I drove up, alone, to Niagara this past Sunday to get my first serious look at the 2009 vintage in the bottle. As you may recall, I was in Niagara during the 2009 harvest last October - I most recently tasted a few barrel samples this May. While the majority of red wines have yet to be bottled, the 2009 rieslings are mostly on the market.
My first stop was to Thirty Bench Wine Makers. A stunning producer of rieslings above all else - but they seem to enjoy telling everyone about everything but. A shame, because let's be honest, their vineyards, and winemaking team, were made for creating distinctive, terroir-specific rieslings. Austere with impeccable balance, with discernible character across all their vineyards, these rieslings are simply stunning in their purity, clarity, and luminosity.
Their estate level riesling, the 2009 Winemaker's Riesling is always quite developed in its minerality early on, creamy lanolin and citrus. High acid as always, but the fruit seems riper. Clean wine, that needs a good 3-5 years to come around. Onto the single vineyard rieslings. I always have a hard time choosing between Steel Post and Triangle Vineyard - each vintage seems to favour different vineyards. 2005 and 2006 were clear successes for Steel Post, but in 2007 and 2008, Triangle Vineyard showed better. Of course, this is how I judged them when they were just bottled - I can't yet determine a correlation between vintage conditions and each vineyard.
2009 Steel Post Riesling, shining in its minerality and high levels of extract on the palate. Very austere, extremely high acidity completely hiding the residual sugar, but balanced and very long. Will need at least 5 years, but this is very exciting. 2009 Triangle Vineyard Riesling, more fruit-forward at this point, lots of grapefruit and citrus. High acid, and at this point, still very primary. 2009 Wood Post Riesling, a bit fuller in body and rounder, and again, the fruit is obscuring all else.

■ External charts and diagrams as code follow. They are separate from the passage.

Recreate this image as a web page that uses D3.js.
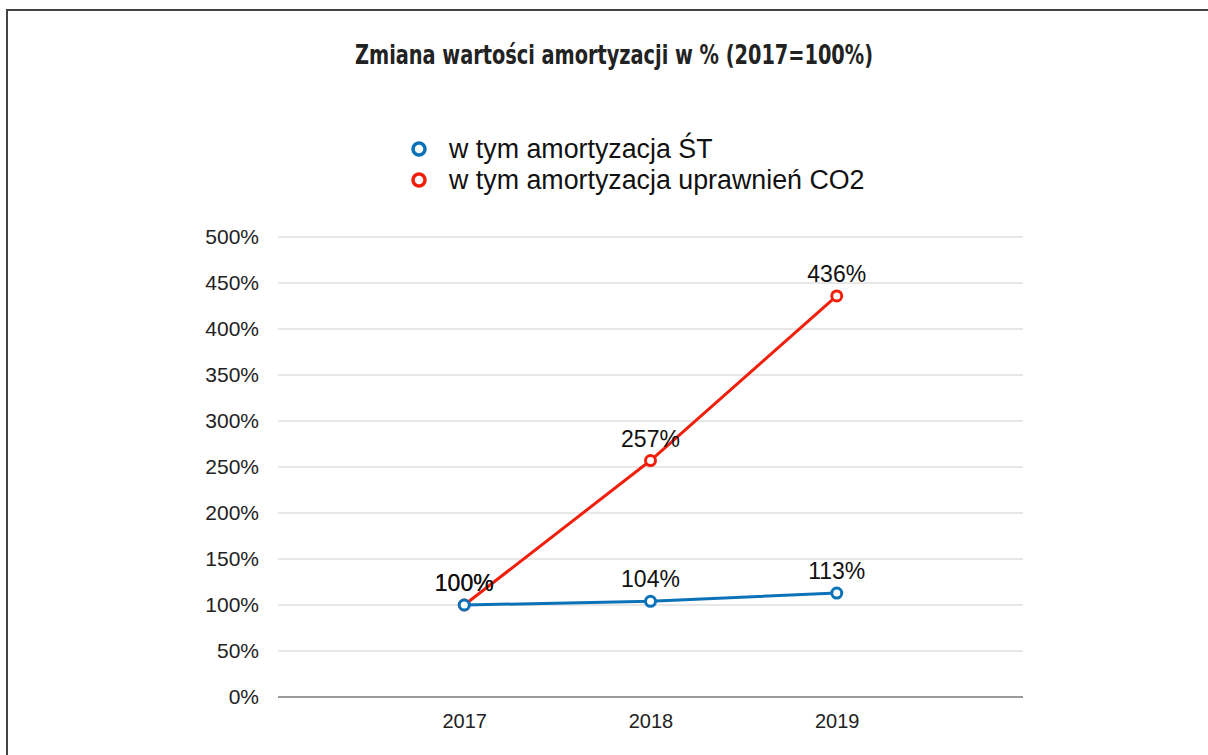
<!DOCTYPE html>
<html>
<head>
<meta charset="utf-8">
<script src="https://cdn.jsdelivr.net/npm/d3@7"></script>
<style>
  body { margin: 0; background: #fff; }
  svg { display: block; }
</style>
</head>
<body>
<div id="chart"></div>
<script>
// --------------------------------------
//  Data
// --------------------------------------

const years = [2017, 2018, 2019];
const seriesNames = ["w tym amortyzacja ŚT", "w tym amortyzacja uprawnień CO2"];
const valuesST = [100, 104, 113];
const valuesCO2 = [100, 257, 436];
const yTicks = [0, 50, 100, 150, 200, 250, 300, 350, 400, 450, 500];
const colors = ["#0b72b9", "#f0200d"];

const width = 1208, height = 755;
const margin = { top: 237, right: 185, bottom: 58, left: 278 };
const innerwidth = width - margin.left - margin.right;
const innerheight = height - margin.top - margin.bottom;

// --------------------------------------
//  Canvas
// --------------------------------------

const svg = d3.select("#chart")
  .append("svg")
    .attr("width", width)
    .attr("height", height);

// frame
svg.append("path")
    .attr("d", `M7,${height} V10 H${width}`)
    .attr("fill", "none")
    .attr("stroke", "#444")
    .attr("stroke-width", 2);

svg.append("text")
    .attr("x", 355)
    .attr("y", 64)
    .attr("font-family", "'DejaVu Sans Condensed', 'Liberation Sans Narrow', sans-serif")
    .attr("font-weight", "bold")
    .attr("font-size", 27)
    .attr("textLength", 518)
    .attr("lengthAdjust", "spacingAndGlyphs")
    .attr("fill", "#222")
    .text("Zmiana wartości amortyzacji w % (2017=100%)");

const inner = svg.append("g")
    .attr("transform", `translate(${margin.left}, ${margin.top})`);

// --------------------------------------
//  Scales
// --------------------------------------

const x = d3.scaleLinear()
    .domain([2016, 2020])
    .range([0, innerwidth]);

const y = d3.scaleLinear()
    .domain([0, 500])
    .range([innerheight, 0]);

// --------------------------------------
//  Axes
// --------------------------------------

inner.append("g")
    .selectAll("line")
    .data(yTicks)
    .join("line")
    .attr("x1", 0)
    .attr("x2", innerwidth)
    .attr("y1", d => y(d))
    .attr("y2", d => y(d))
    .attr("stroke", d => d === 0 ? "#777" : "#cfcfcf")
    .attr("stroke-width", d => d === 0 ? 1.5 : 1);

const yAxis = inner.append("g")
    .call(d3.axisLeft(y).tickValues(yTicks).tickFormat(d => d + "%").tickSize(0).tickPadding(19));
yAxis.select(".domain").remove();
yAxis.selectAll("text")
    .attr("font-family", "'Liberation Sans', Arial, sans-serif")
    .attr("font-size", 21)
    .attr("fill", "#222");

const xAxis = inner.append("g")
    .attr("transform", `translate(0, ${innerheight})`)
    .call(d3.axisBottom(x).tickValues(years).tickFormat(d3.format("d")).tickSize(0).tickPadding(17));
xAxis.select(".domain").remove();
xAxis.selectAll("text")
    .attr("font-family", "'Liberation Sans', Arial, sans-serif")
    .attr("font-size", 20)
    .attr("fill", "#222");

// --------------------------------------
//  Lines
// --------------------------------------

const line = d3.line()
    .x((d, i) => x(years[i]))
    .y(d => y(d));

const series = [valuesCO2, valuesST];
const seriesColors = [colors[1], colors[0]];

series.forEach((vals, k) => {
  const g = inner.append("g");
  g.append("path")
      .datum(vals)
      .attr("d", line)
      .attr("fill", "none")
      .attr("stroke", seriesColors[k])
      .attr("stroke-width", 3);
  g.selectAll("circle")
      .data(vals)
      .join("circle")
      .attr("cx", (d, i) => x(years[i]))
      .attr("cy", d => y(d))
      .attr("r", 5)
      .attr("fill", "#fff")
      .attr("stroke", seriesColors[k])
      .attr("stroke-width", 3);
  g.selectAll("text")
      .data(vals)
      .join("text")
      .attr("x", (d, i) => x(years[i]))
      .attr("y", d => y(d) - 14)
      .attr("text-anchor", "middle")
      .attr("font-family", "'Liberation Sans', Arial, sans-serif")
      .attr("font-size", 23)
      .attr("fill", "#111")
      .text(d => d + "%");
});

// --------------------------------------
//  Legend
// --------------------------------------

const legend = svg.append("g")
    .selectAll("g")
    .data(seriesNames)
    .join("g")
    .attr("transform", (d, i) => `translate(419, ${149 + i * 31})`);

legend.append("circle")
    .attr("r", 6)
    .attr("fill", "#fff")
    .attr("stroke", (d, i) => colors[i])
    .attr("stroke-width", 3.5);

legend.append("text")
    .attr("x", 30)
    .attr("y", 9)
    .attr("font-family", "'Liberation Sans', Arial, sans-serif")
    .attr("font-size", 26.8)
    .attr("fill", "#111")
    .text(d => d);
</script>
</body>
</html>
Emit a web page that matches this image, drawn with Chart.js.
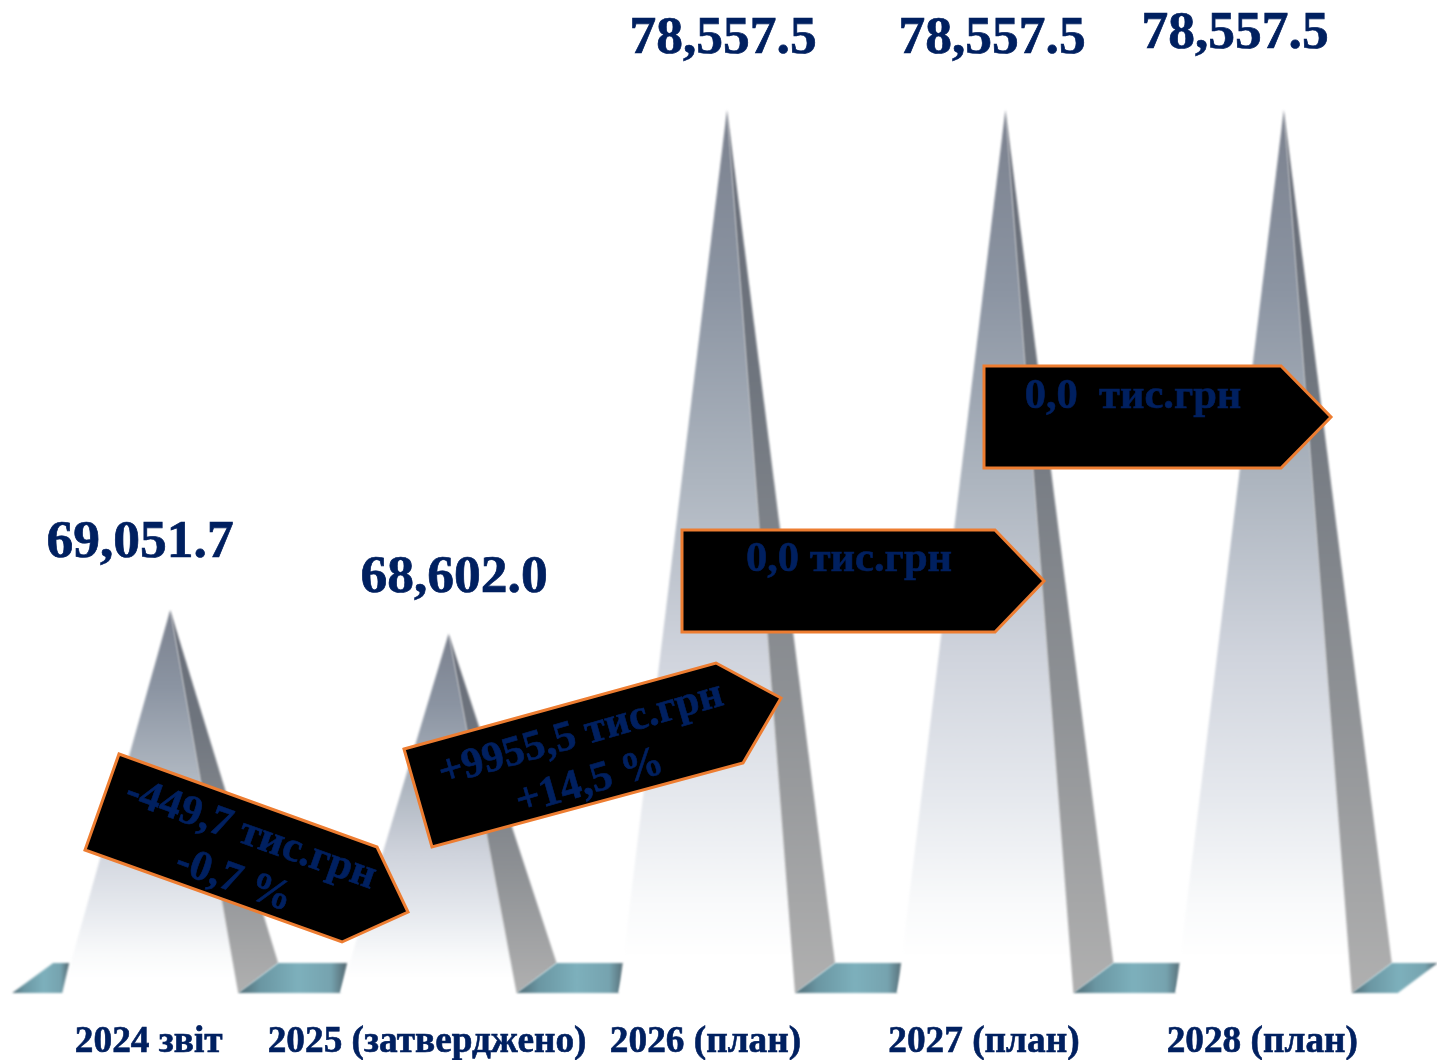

Finished off the tasting with two other wines, just to gain a bigger picture of the rest of the white wines. 2008 Pinot Gris, made in a slightly sweet style, round, and very, very soft. You know, I never thought much about pinot gris - this wine certainly did not do much to change that opinion. 2008 Chardonnay, showing some overt oak at this point. The acidity shows as balanced, but soft - of course, this was after tasting the absolutely electric rieslings.
This tasting showed without a doubt how successful the rieslings are here. I won't go into specifics about why I think they make so many other white (and red) wines, instead of sticking exclusively to their strengths. I'm not naive - wine production isn't all romance, it's a business. But I do think Thirty Bench can do a much better job of promoting their range of rieslings. These are exciting, electric wines. Powerful too, a different style than the absolute finesse and precision of say, Mosel wines.
Always a pleasure to taste these wines. Slowly but surely, building my vertical. With a solid push, a surprise entry in some international riesling contest, more aggressive promoting, whatever . . . these wines speak for themselves, and all it takes is for the right critic/writer/trade professional to have a taste, for them to get the recognition they deserve.